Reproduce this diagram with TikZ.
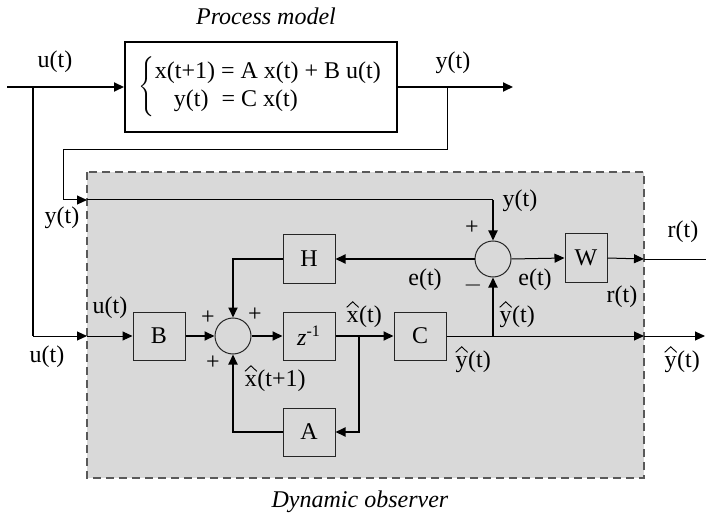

* * *

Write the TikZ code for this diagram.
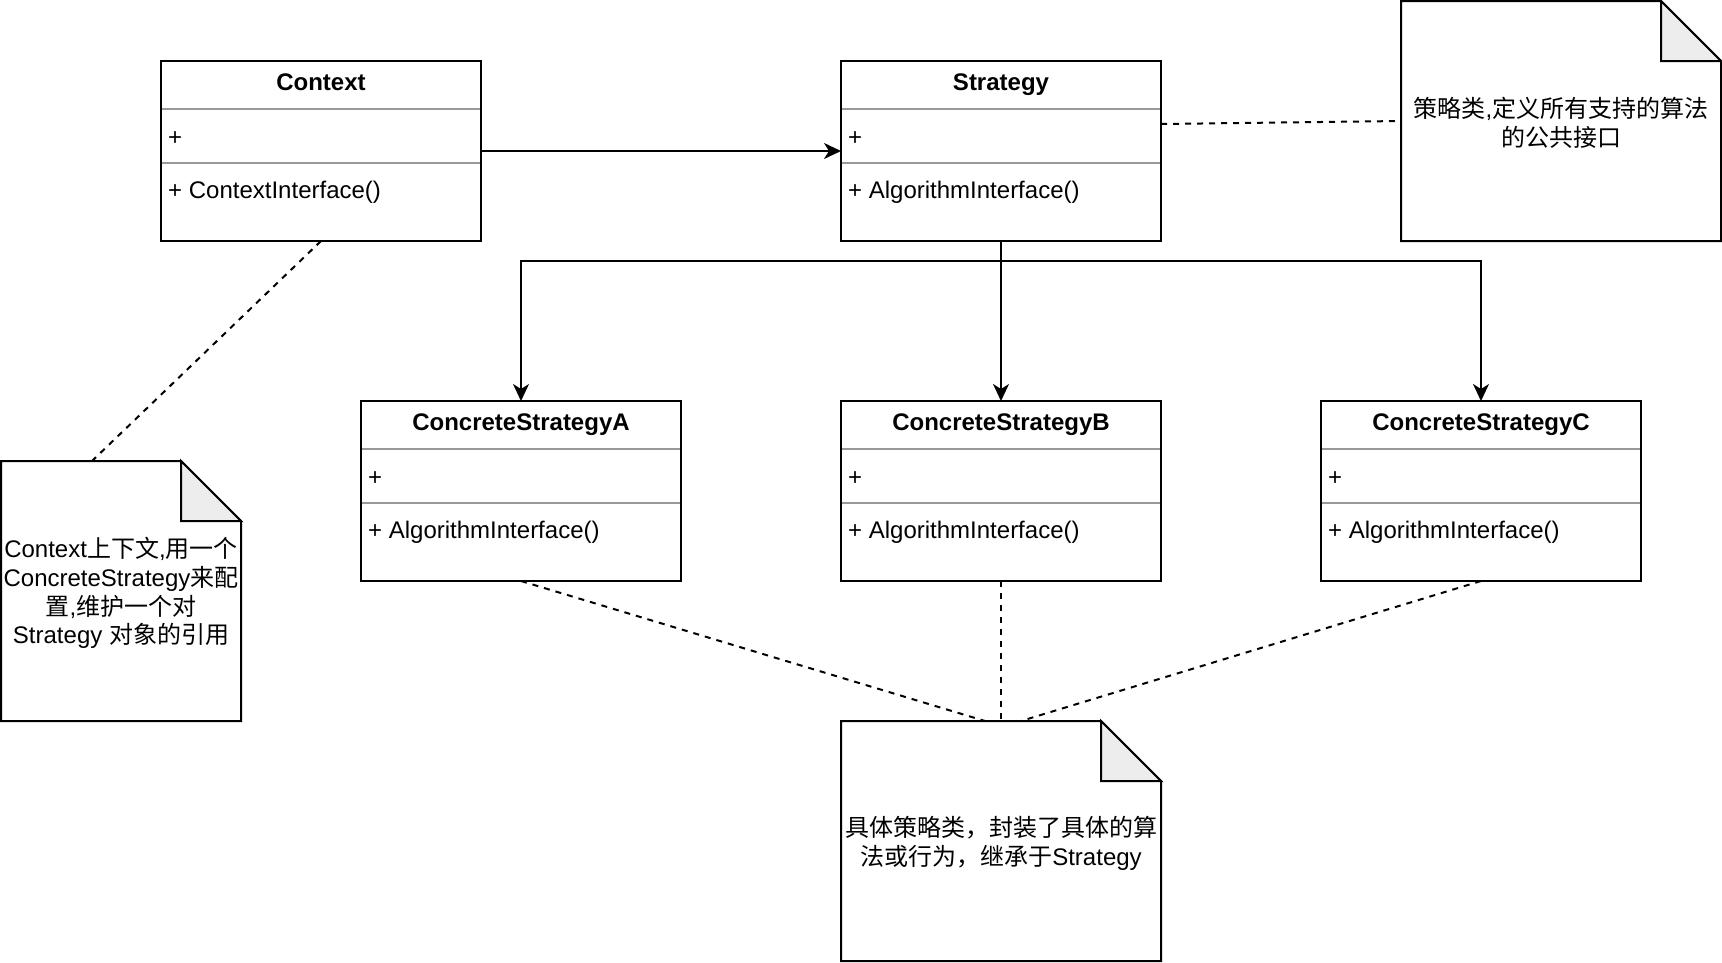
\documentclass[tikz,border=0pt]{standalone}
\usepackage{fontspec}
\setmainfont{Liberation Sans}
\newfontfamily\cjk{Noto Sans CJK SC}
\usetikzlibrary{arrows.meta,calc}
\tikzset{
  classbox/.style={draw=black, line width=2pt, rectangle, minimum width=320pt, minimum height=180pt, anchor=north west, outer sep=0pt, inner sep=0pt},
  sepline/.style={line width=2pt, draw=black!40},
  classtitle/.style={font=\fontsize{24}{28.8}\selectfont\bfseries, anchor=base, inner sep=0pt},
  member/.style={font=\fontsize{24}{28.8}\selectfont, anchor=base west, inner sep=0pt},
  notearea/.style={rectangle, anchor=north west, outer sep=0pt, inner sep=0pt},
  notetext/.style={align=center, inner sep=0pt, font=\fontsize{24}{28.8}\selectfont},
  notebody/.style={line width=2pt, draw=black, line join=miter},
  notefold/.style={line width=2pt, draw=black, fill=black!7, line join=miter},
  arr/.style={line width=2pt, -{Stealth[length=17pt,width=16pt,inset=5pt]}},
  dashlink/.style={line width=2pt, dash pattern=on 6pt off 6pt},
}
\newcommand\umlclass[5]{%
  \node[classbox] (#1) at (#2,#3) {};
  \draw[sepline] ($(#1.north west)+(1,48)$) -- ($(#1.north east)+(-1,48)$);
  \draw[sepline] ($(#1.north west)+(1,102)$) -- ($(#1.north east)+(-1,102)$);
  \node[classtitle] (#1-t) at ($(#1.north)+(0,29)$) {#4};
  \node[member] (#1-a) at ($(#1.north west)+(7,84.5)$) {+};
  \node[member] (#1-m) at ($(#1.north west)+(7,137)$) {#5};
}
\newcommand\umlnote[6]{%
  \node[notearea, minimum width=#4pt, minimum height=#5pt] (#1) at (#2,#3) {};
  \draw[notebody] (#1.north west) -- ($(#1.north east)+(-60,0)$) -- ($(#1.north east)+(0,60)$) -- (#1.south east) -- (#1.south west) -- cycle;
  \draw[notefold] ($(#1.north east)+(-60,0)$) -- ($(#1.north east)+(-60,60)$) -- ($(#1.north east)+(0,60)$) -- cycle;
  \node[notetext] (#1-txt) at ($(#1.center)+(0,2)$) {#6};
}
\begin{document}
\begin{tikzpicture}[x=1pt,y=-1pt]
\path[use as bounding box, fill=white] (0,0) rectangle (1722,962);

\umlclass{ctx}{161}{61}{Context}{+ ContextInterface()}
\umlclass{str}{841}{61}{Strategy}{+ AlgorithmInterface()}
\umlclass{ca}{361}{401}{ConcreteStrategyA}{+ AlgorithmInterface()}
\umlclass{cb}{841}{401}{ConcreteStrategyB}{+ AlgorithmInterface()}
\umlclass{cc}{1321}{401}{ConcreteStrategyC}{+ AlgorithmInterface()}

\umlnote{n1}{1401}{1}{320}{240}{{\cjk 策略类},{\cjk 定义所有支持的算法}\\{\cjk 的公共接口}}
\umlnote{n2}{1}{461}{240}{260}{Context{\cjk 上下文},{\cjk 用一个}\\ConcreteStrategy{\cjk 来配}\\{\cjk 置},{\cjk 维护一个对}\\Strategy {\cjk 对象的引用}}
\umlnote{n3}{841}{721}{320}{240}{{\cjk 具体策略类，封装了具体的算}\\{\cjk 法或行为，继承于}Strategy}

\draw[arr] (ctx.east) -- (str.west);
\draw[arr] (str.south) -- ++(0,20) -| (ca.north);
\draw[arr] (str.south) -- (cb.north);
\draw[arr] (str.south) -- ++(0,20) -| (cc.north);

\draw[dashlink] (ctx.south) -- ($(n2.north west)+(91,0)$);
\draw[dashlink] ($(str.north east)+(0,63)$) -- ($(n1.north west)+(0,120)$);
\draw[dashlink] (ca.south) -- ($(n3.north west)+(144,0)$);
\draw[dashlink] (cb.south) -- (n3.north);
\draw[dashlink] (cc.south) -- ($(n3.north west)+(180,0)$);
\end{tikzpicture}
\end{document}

> **WHAT THE TASK REQUIRES**: Within the entries above, report how many lines include "this", and keep the answer to the number.

> **SOLUTION**: 2